What is to be printed is the span of lines starting at the one containing "Convert this chart to D3.js code." and ending at the one containing "2015, 2016, 2017];", reproduced exactly with pictures left out.
# # # #
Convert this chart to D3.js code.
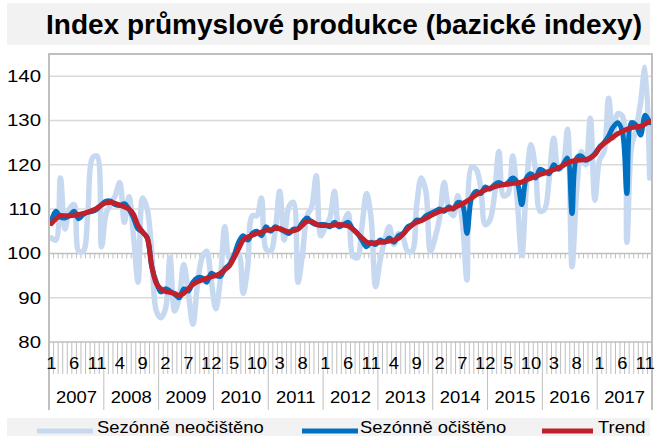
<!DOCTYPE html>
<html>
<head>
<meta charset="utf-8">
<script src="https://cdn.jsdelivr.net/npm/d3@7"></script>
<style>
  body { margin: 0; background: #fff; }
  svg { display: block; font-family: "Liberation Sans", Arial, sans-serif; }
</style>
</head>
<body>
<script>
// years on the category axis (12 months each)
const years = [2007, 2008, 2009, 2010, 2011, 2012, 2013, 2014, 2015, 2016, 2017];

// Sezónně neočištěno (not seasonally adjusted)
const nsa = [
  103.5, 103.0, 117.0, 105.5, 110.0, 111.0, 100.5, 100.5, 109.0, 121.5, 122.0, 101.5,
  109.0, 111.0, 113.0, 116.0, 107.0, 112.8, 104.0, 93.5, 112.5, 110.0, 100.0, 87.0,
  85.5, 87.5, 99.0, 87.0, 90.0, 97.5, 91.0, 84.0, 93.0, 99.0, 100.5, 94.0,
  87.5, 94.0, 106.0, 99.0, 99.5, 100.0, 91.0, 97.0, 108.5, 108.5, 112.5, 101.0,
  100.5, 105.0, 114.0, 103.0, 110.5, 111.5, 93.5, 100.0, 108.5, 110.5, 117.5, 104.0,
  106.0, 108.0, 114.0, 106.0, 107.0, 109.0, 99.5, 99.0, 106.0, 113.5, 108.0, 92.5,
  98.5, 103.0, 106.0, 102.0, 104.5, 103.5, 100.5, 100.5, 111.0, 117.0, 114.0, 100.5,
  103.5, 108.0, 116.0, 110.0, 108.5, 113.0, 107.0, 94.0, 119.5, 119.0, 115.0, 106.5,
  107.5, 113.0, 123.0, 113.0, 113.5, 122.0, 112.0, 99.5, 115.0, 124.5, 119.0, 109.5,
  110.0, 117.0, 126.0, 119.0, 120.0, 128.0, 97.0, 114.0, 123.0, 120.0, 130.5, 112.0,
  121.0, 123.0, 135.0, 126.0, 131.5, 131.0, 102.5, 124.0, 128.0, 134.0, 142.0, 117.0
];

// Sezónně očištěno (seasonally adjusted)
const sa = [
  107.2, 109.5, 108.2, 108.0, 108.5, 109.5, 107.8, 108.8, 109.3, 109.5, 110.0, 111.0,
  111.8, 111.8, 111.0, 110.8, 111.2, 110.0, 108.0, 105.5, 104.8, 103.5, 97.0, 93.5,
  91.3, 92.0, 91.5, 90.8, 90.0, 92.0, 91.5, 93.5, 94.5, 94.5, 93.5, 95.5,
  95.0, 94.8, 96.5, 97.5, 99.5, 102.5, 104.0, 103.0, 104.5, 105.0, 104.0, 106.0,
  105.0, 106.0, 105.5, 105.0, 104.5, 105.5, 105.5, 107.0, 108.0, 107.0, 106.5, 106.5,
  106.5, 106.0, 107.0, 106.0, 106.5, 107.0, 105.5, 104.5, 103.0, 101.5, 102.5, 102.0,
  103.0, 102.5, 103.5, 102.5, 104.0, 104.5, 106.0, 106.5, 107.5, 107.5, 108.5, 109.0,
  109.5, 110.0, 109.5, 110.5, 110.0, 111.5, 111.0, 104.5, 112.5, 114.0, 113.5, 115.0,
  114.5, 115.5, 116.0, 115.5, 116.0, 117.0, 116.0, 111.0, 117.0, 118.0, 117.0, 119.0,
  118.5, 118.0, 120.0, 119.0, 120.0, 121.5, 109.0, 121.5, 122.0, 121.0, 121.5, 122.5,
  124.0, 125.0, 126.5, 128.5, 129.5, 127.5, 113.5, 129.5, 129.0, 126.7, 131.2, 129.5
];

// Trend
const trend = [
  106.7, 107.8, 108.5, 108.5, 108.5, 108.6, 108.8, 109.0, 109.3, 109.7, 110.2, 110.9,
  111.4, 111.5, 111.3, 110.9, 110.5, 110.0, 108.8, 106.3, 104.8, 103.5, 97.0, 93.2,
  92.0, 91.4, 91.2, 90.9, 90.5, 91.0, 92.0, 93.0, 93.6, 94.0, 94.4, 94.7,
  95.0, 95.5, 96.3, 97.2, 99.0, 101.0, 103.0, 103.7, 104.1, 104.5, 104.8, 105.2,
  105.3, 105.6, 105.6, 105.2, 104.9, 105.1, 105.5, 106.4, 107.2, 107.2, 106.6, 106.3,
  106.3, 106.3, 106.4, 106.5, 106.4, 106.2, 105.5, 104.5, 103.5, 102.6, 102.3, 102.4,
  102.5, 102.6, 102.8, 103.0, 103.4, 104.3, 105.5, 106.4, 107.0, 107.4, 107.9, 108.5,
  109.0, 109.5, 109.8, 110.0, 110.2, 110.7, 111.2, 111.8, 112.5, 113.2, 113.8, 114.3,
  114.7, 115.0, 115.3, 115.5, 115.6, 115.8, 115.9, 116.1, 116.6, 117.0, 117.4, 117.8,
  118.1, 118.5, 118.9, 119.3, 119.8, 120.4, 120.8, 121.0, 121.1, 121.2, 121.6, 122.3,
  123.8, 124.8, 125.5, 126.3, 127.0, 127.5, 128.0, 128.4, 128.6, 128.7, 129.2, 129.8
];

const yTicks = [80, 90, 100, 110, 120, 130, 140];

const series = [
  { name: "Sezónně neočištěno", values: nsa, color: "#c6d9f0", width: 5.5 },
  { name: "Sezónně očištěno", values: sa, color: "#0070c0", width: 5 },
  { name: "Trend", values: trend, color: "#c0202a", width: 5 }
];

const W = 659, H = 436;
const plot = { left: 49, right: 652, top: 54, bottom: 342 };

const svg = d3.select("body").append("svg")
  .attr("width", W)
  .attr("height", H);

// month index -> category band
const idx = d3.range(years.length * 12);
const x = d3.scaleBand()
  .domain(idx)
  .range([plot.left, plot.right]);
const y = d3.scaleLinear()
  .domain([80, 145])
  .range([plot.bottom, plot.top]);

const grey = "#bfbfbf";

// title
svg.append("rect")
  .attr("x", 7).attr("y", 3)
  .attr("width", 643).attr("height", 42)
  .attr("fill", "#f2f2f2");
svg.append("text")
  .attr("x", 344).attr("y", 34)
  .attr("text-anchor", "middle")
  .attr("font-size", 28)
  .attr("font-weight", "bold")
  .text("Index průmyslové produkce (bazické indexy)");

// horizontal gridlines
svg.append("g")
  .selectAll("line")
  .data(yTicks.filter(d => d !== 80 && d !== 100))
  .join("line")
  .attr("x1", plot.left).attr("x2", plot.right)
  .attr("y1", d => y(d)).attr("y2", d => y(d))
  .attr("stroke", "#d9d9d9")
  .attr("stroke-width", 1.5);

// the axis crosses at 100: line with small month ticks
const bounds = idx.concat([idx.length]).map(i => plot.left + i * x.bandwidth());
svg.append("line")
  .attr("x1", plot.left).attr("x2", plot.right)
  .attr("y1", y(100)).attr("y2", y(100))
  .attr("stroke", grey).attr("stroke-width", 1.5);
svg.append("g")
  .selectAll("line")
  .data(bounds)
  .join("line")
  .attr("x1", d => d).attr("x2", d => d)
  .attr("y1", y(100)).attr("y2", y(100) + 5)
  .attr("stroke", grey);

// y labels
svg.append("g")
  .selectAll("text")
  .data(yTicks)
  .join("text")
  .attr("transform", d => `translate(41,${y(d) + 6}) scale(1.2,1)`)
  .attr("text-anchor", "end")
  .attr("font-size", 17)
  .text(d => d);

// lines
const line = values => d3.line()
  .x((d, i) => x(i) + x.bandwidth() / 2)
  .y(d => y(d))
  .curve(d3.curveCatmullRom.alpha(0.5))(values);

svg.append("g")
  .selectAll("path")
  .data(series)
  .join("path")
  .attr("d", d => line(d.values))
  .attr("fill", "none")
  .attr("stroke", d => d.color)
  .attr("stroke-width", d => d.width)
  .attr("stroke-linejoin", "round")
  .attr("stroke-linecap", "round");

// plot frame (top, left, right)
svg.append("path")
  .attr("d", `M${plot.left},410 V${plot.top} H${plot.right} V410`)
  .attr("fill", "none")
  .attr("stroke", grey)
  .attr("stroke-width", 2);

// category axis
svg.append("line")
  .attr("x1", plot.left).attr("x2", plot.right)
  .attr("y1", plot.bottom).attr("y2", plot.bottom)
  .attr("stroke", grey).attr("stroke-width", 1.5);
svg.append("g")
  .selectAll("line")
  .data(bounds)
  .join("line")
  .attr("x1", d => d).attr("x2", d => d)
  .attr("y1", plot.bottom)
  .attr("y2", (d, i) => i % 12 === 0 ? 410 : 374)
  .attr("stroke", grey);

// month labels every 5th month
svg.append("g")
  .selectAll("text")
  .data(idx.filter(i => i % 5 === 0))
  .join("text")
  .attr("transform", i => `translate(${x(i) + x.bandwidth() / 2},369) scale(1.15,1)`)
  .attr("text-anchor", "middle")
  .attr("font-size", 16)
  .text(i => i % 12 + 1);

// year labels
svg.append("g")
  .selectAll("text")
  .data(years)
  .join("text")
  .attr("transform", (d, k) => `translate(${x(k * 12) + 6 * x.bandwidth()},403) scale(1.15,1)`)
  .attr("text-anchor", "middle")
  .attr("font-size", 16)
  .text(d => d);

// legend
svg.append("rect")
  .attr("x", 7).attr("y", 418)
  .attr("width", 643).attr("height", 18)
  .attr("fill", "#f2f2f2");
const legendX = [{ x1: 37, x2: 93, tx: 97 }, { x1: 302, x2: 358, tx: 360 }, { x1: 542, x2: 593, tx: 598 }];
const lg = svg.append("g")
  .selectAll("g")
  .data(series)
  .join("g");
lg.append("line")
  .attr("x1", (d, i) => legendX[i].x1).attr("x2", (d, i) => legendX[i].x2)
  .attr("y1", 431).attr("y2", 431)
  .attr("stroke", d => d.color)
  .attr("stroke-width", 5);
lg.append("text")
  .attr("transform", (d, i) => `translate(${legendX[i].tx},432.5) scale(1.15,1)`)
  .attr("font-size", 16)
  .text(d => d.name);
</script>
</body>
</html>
# # # #
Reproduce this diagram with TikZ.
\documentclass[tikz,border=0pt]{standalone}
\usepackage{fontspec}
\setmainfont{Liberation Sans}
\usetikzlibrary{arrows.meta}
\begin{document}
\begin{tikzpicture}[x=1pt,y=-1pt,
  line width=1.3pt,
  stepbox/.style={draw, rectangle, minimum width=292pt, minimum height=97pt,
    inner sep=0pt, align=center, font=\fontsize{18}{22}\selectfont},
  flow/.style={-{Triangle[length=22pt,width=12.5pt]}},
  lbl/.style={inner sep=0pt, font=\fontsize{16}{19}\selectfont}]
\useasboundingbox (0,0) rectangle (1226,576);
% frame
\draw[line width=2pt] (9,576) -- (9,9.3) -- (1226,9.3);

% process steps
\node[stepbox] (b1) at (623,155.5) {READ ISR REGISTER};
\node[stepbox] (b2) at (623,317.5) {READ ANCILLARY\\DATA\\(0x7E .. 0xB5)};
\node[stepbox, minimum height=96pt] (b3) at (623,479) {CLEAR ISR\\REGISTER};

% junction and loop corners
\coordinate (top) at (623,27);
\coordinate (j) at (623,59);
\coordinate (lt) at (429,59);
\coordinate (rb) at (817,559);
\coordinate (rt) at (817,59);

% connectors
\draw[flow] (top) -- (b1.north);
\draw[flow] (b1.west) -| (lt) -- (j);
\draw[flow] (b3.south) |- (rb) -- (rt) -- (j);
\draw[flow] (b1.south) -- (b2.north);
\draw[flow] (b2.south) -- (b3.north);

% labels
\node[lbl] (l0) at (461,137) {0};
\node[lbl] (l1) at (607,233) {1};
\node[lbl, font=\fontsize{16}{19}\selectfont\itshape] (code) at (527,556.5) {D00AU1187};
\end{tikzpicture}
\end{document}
# # # #
- FINAL ANSWER:
Convert this chart to D3.js code.
<!DOCTYPE html>
<html>
<head>
<meta charset="utf-8">
<script src="https://cdn.jsdelivr.net/npm/d3@7"></script>
<style>
  body { margin: 0; background: #fff; }
  svg { display: block; font-family: "Liberation Sans", Arial, sans-serif; }
</style>
</head>
<body>
<script>
// years on the category axis (12 months each)
const years = [2007, 2008, 2009, 2010, 2011, 2012, 2013, 2014, 2015, 2016, 2017];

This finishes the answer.